Social Catfish published its State of Scams report Wednesday analyzing FBI and FTC scam reports. After spending time online, Susan Strauss has called them both.

“I just want people to know they are out there I want them to know how to spot them,” Susan Strauss said.

Last month Strauss, 62, saw a post in a Sugar Creek community group about a work-from-home position.

“I was like okay I think I’m going to do this.

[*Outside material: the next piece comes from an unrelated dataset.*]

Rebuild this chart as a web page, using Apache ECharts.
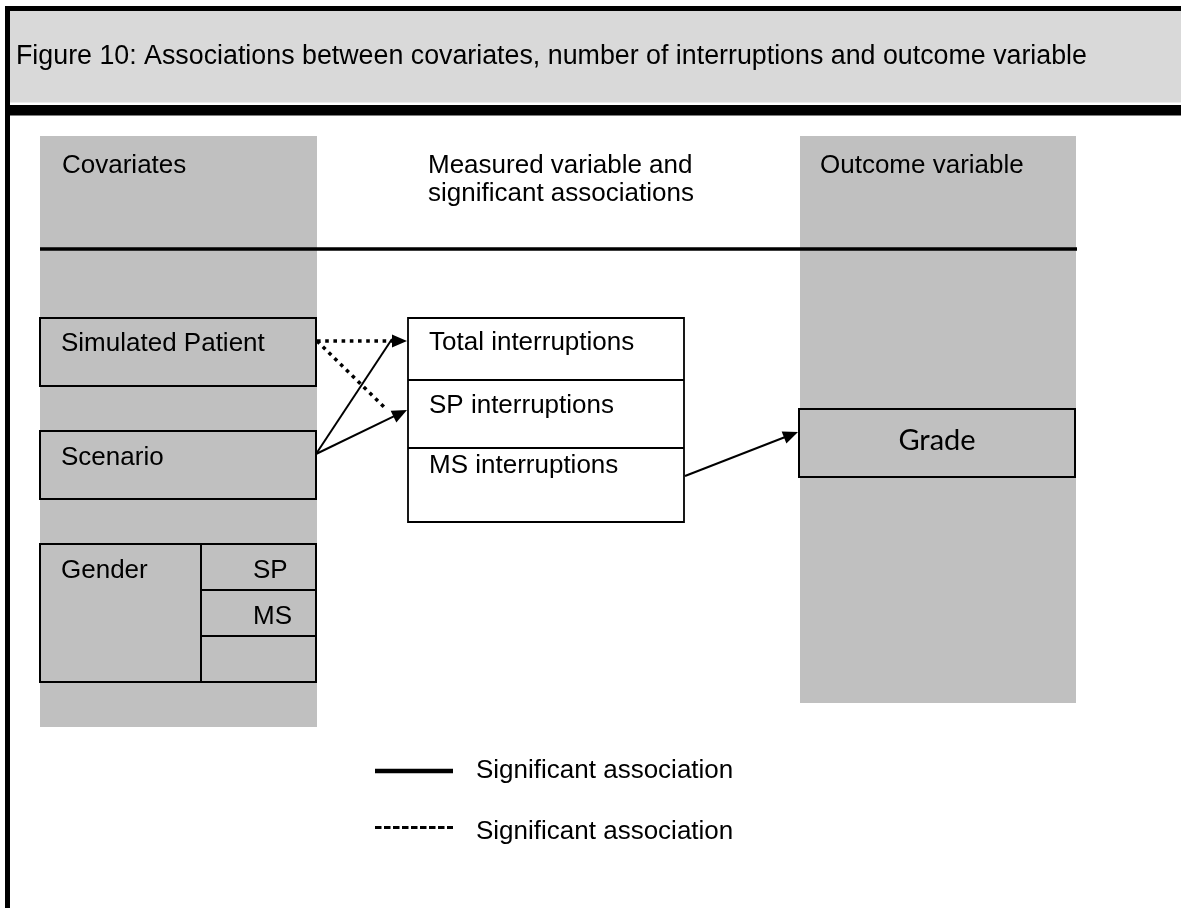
<!DOCTYPE html>
<html><head><meta charset="utf-8">
<script src="https://cdn.jsdelivr.net/npm/echarts@6/dist/echarts.min.js"></script>
<style>html,body{margin:0;padding:0;background:#fff}#c{width:1181px;height:908px}</style>
</head><body><div id="c"></div>
<script>
// ---------- content ----------
const TITLE = "Figure 10: Associations between covariates, number of interruptions and outcome variable";
const COLUMN_HEADS = ["Covariates", "Measured variable and\nsignificant associations", "Outcome variable"];
const COVARIATES = ["Simulated Patient", "Scenario", "Gender"];
const GENDER_GROUPS = ["SP", "MS", ""];
const MEASURED = ["Total interruptions", "SP interruptions", "MS interruptions"];
const OUTCOMES = ["Grade"];
const LINK_FROM = ["Simulated Patient", "Simulated Patient", "Scenario", "Scenario", "MS interruptions"];
const LINK_TO   = ["Total interruptions", "SP interruptions", "Total interruptions", "SP interruptions", "Grade"];
const LINK_KIND = ["dotted", "dotted", "solid", "solid", "solid"];
const LEGEND_KIND = ["solid", "dotted"];
const LEGEND_LABEL = ["Significant association", "Significant association"];

// ---------- layout (diagram units = canvas pixels) ----------
const W = 1181, H = 908;
const LAYOUT = {
  frame: { x0: 5, x1: 10, y0: 6, y1: 11 },
  header: { x0: 10, y0: 11, x1: W, y1: 102.5, textX: 16, textY: 57, barY0: 105, barY1: 115.5 },
  columns: [{ x0: 40, x1: 317, y0: 136, y1: 727 }, { x0: 800, x1: 1076, y0: 136, y1: 703 }],
  heads: { x: [62, 428, 820], y: 166, lineH: 28 },
  rule: { x0: 40, x1: 1077, y: 249, lw: 3.5 },
  cov: { x0: 40, x1: 316, rows: [[318, 386], [431, 499], [544, 682]], textX: 61, textY: [343.5, 457.5, 571],
         split: 201, subRows: [[544, 590], [590, 636], [636, 682]], subX1: 317, subTextX: 253, subTextY: [571, 617, 663] },
  meas: { x0: 408, x1: 684, rows: [[318, 380], [380, 448], [448, 522]], textX: 429, textY: [343, 406, 466] },
  out: { x0: 799, x1: 1075, y0: 409, y1: 477, textY: 440.5 },
  links: [ // anchor offsets relative to source right edge / target left edge
    { sdx: 1, sdy: 23, tdx: -1, tdy: 23, head: true },
    { sdx: 1, sdy: 23, tdx: -21, tdy: 30, head: false },
    { sdx: 0, sdy: 23, tdx: -16, tdy: 21, head: false },
    { sdx: 0, sdy: 23, tdx: -1, tdy: 30, head: true },
    { sdx: 1, sdy: 28, tdx: -1, tdy: 23, head: true }
  ],
  legend: { x0: 375, x1: 453, textX: 476, y: [771, 827.5], textY: [770.5, 832] }
};
const GREY_HEAD = "#d9d9d9", GREY = "#c0c0c0";
const FONT = '26px "Liberation Sans", Arial, sans-serif';
const FONT_TITLE = '26.8px "Liberation Sans", Arial, sans-serif';
const FONT_GRADE = '29px Lato, "Open Sans", sans-serif';
const LINE_STYLE = {
  solid: { lineWidth: 2, lineDash: null },
  dotted: { lineWidth: 3.5, lineDash: [3.6, 4.6] }
};
const LEGEND_STYLE = {
  solid: { lineWidth: 4.3, lineDash: null },
  dotted: { lineWidth: 3, lineDash: [6.5, 2.5] }
};

// box lookup by name
const BOXES = {};
COVARIATES.forEach((n, i) => BOXES[n] = { x0: LAYOUT.cov.x0, x1: LAYOUT.cov.x1, y0: LAYOUT.cov.rows[i][0], y1: LAYOUT.cov.rows[i][1] });
MEASURED.forEach((n, i) => BOXES[n] = { x0: LAYOUT.meas.x0, x1: LAYOUT.meas.x1, y0: LAYOUT.meas.rows[i][0], y1: LAYOUT.meas.rows[i][1] });
OUTCOMES.forEach((n) => BOXES[n] = { x0: LAYOUT.out.x0, x1: LAYOUT.out.x1, y0: LAYOUT.out.y0, y1: LAYOUT.out.y1 });

const chart = echarts.init(document.getElementById('c'), null, { renderer: 'canvas' });

function rectEl(api, x0, y0, x1, y1, style) {
  const a = api.coord([x0, y0]), b = api.coord([x1, y1]);
  return { type: 'rect', shape: { x: Math.min(a[0], b[0]), y: Math.min(a[1], b[1]), width: Math.abs(b[0] - a[0]), height: Math.abs(b[1] - a[1]) }, style: style };
}
function lineEl(api, x0, y0, x1, y1, style) {
  const a = api.coord([x0, y0]), b = api.coord([x1, y1]);
  return { type: 'line', shape: { x1: a[0], y1: a[1], x2: b[0], y2: b[1] }, style: style };
}
function textEl(api, x, y, text, font, align) {
  const p = api.coord([x, y]);
  return { type: 'text', style: { text: text, x: p[0], y: p[1], font: font, fill: '#000', align: align || 'left', verticalAlign: 'middle', lineHeight: LAYOUT.heads.lineH } };
}

// panels layer
function renderPanels(params, api) {
  const L = LAYOUT, c = [];
  c.push(rectEl(api, L.header.x0, L.header.y0, L.header.x1, L.header.y1, { fill: GREY_HEAD }));
  c.push(rectEl(api, L.frame.x0, L.frame.y0, W, L.frame.y1, { fill: '#000' }));
  c.push(rectEl(api, L.frame.x0, L.frame.y0, L.frame.x1, H, { fill: '#000' }));
  c.push(rectEl(api, L.frame.x1, L.header.barY0, W, L.header.barY1, { fill: '#000' }));
  L.columns.forEach(col => c.push(rectEl(api, col.x0, col.y0, col.x1, col.y1, { fill: GREY })));
  c.push(lineEl(api, L.rule.x0, L.rule.y, L.rule.x1, L.rule.y, { stroke: '#000', lineWidth: L.rule.lw }));
  return { type: 'group', children: c };
}

// boxes layer
function renderBoxes(params, api) {
  const L = LAYOUT, c = [];
  const bs = { fill: GREY, stroke: '#000', lineWidth: 2 };
  COVARIATES.forEach(n => { const b = BOXES[n]; c.push(rectEl(api, b.x0, b.y0, b.x1, b.y1, bs)); });
  c.push(lineEl(api, L.cov.split, L.cov.subRows[0][0], L.cov.split, L.cov.subRows[2][1], { stroke: '#000', lineWidth: 2 }));
  GENDER_GROUPS.forEach((g, i) => { if (i < GENDER_GROUPS.length - 1) c.push(lineEl(api, L.cov.split, L.cov.subRows[i][1], L.cov.subX1, L.cov.subRows[i][1], { stroke: '#000', lineWidth: 2 })); });
  c.push(rectEl(api, L.meas.x0, L.meas.rows[0][0], L.meas.x1, L.meas.rows[2][1], { fill: '#fff', stroke: '#000', lineWidth: 1.8 }));
  MEASURED.forEach((n, i) => { if (i > 0) c.push(lineEl(api, L.meas.x0, L.meas.rows[i][0], L.meas.x1, L.meas.rows[i][0], { stroke: '#000', lineWidth: 1.8 })); });
  OUTCOMES.forEach(n => { const b = BOXES[n]; c.push(rectEl(api, b.x0, b.y0, b.x1, b.y1, bs)); });
  return { type: 'group', children: c };
}

// links layer
function renderLinks(params, api) {
  const c = [];
  LINK_FROM.forEach((f, i) => {
    const g = LAYOUT.links[i], s = BOXES[f], t = BOXES[LINK_TO[i]];
    const a = api.coord([s.x1 + g.sdx, s.y0 + g.sdy]);
    const b = api.coord([t.x0 + g.tdx, t.y0 + g.tdy]);
    const dx = b[0] - a[0], dy = b[1] - a[1], len = Math.hypot(dx, dy);
    const ux = dx / len, uy = dy / len;
    const st = LINE_STYLE[LINK_KIND[i]];
    const headL = 15, headW = 6.5;
    const end = g.head ? [b[0] - ux * (headL - 2), b[1] - uy * (headL - 2)] : b;
    c.push({ type: 'line', shape: { x1: a[0], y1: a[1], x2: end[0], y2: end[1] }, style: { stroke: '#000', lineWidth: st.lineWidth, lineDash: st.lineDash, lineCap: 'butt' } });
    if (g.head) {
      const bx = b[0] - ux * headL, by = b[1] - uy * headL;
      c.push({ type: 'polygon', shape: { points: [[b[0], b[1]], [bx - uy * headW, by + ux * headW], [bx + uy * headW, by - ux * headW]] }, style: { fill: '#000' } });
    }
  });
  return { type: 'group', children: c };
}

// labels layer
function renderLabels(params, api) {
  const L = LAYOUT, c = [];
  c.push(textEl(api, L.header.textX, L.header.textY, TITLE, FONT_TITLE));
  COLUMN_HEADS.forEach((h, i) => {
    h.split('\n').forEach((line, k) => c.push(textEl(api, L.heads.x[i], L.heads.y + k * L.heads.lineH, line, FONT)));
  });
  COVARIATES.forEach((n, i) => c.push(textEl(api, L.cov.textX, L.cov.textY[i], n, FONT)));
  GENDER_GROUPS.forEach((g, i) => { if (g) c.push(textEl(api, L.cov.subTextX, L.cov.subTextY[i], g, FONT)); });
  MEASURED.forEach((n, i) => c.push(textEl(api, L.meas.textX, L.meas.textY[i], n, FONT)));
  OUTCOMES.forEach(n => { const b = BOXES[n]; c.push(textEl(api, (b.x0 + b.x1) / 2, L.out.textY, n, FONT_GRADE, 'center')); });
  return { type: 'group', children: c };
}

// legend layer
function renderLegend(params, api) {
  const L = LAYOUT.legend, c = [];
  LEGEND_KIND.forEach((k, i) => {
    const st = LEGEND_STYLE[k];
    c.push(lineEl(api, L.x0, L.y[i], L.x1, L.y[i], { stroke: '#000', lineWidth: st.lineWidth, lineDash: st.lineDash, lineCap: 'butt' }));
    c.push(textEl(api, L.textX, L.textY[i], LEGEND_LABEL[i], FONT));
  });
  return { type: 'group', children: c };
}

const layer = (name, fn, z) => ({ type: 'custom', name: name, coordinateSystem: 'cartesian2d', renderItem: fn, data: [[0, 0]], clip: false, silent: true, z: z, animation: false });

chart.setOption({
  backgroundColor: '#fff',
  animation: false,
  grid: { left: 0, right: 0, top: 0, bottom: 0 },
  xAxis: { type: 'value', min: 0, max: W, show: false },
  yAxis: { type: 'value', min: 0, max: H, inverse: true, show: false },
  series: [
    layer('panels', renderPanels, 1),
    layer('boxes', renderBoxes, 2),
    layer('links', renderLinks, 3),
    layer('labels', renderLabels, 4),
    layer('legend', renderLegend, 4)
  ]
});
</script></body></html>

I’m looking for extra money in this economy who isn’t”? she said.

But almost immediately after responding and downloading an app, she found herself in a job interview.

“It was hours long it was like a legitimate interview what are your skills, what are your strong points, what are your weaknesses?” she recalled.

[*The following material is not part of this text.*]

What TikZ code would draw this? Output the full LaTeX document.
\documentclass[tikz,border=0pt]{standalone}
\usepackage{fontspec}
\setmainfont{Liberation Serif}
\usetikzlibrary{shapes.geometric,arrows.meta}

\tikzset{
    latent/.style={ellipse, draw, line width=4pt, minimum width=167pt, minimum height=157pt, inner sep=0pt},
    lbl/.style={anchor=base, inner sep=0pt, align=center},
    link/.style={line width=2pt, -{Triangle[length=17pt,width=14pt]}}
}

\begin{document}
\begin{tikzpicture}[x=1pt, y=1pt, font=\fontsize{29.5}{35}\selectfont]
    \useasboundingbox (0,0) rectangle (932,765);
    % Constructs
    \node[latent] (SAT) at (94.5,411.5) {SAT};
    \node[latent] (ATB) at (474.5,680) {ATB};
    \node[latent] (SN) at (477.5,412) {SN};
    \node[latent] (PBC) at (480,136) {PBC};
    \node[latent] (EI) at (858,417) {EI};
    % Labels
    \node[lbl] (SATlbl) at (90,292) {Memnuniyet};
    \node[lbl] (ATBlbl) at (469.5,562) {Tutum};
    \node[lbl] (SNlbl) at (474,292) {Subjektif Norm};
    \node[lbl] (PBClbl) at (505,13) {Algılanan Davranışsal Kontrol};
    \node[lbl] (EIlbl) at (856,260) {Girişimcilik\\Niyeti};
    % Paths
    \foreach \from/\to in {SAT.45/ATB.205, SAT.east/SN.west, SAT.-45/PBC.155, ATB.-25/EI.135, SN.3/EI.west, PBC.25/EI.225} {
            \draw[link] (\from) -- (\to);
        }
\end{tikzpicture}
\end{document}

Strauss has lost money to scams 3 times this year, so she was probably on higher alert than most people over 60. But everything seemed legitimate. The app was real, and so was the Kansas City staffing company she thought she was interviewing with.

“Great you’ve got 91% on the answers you’re hired,” the woman referred to as the hiring person told Strauss.

Then it came time to make sure she’d get paid. They asked for a photo of her ID, bank account number, and routing information. All that she saw as standard requests. Then they said they’d also need her bank account username and password.

“I wouldn’t give that information to my family members,,” Strauss said.

“Oh now we have to have it, we pay people and they say they don’t get paid so we have to track it,” the woman explained.

Still in the interview, she called the actual Kansas City company.

“The corporate office told me you would be surprised how often this happens, this is what’s going around now scammers are using actual companies,” Strauss said.

According to Social Catfish analysis of FBI data, Missourians lost more than $60 million to scammers last year, and Kansans nearly $34 million. That’s part of 6.9 $billion in scams in 2021 nationwide.  While young victims are growing at the fastest rate people over 60 still lose the most.

“When people get scammed like that, they lose hope and they lose faith and sometimes people lose money and it makes me angry,” Strauss said.

And the scammers are tough to catch, as soon as the interviewers caught wind she was on to them, Strauss says everything in that app was automatically deleted.

So what can you do?

  • Don’t give money or personal information to someone you’ve never met.
  • Look out for red flags like poor grammar and refusing to video chat.
  • Most importantly do your research.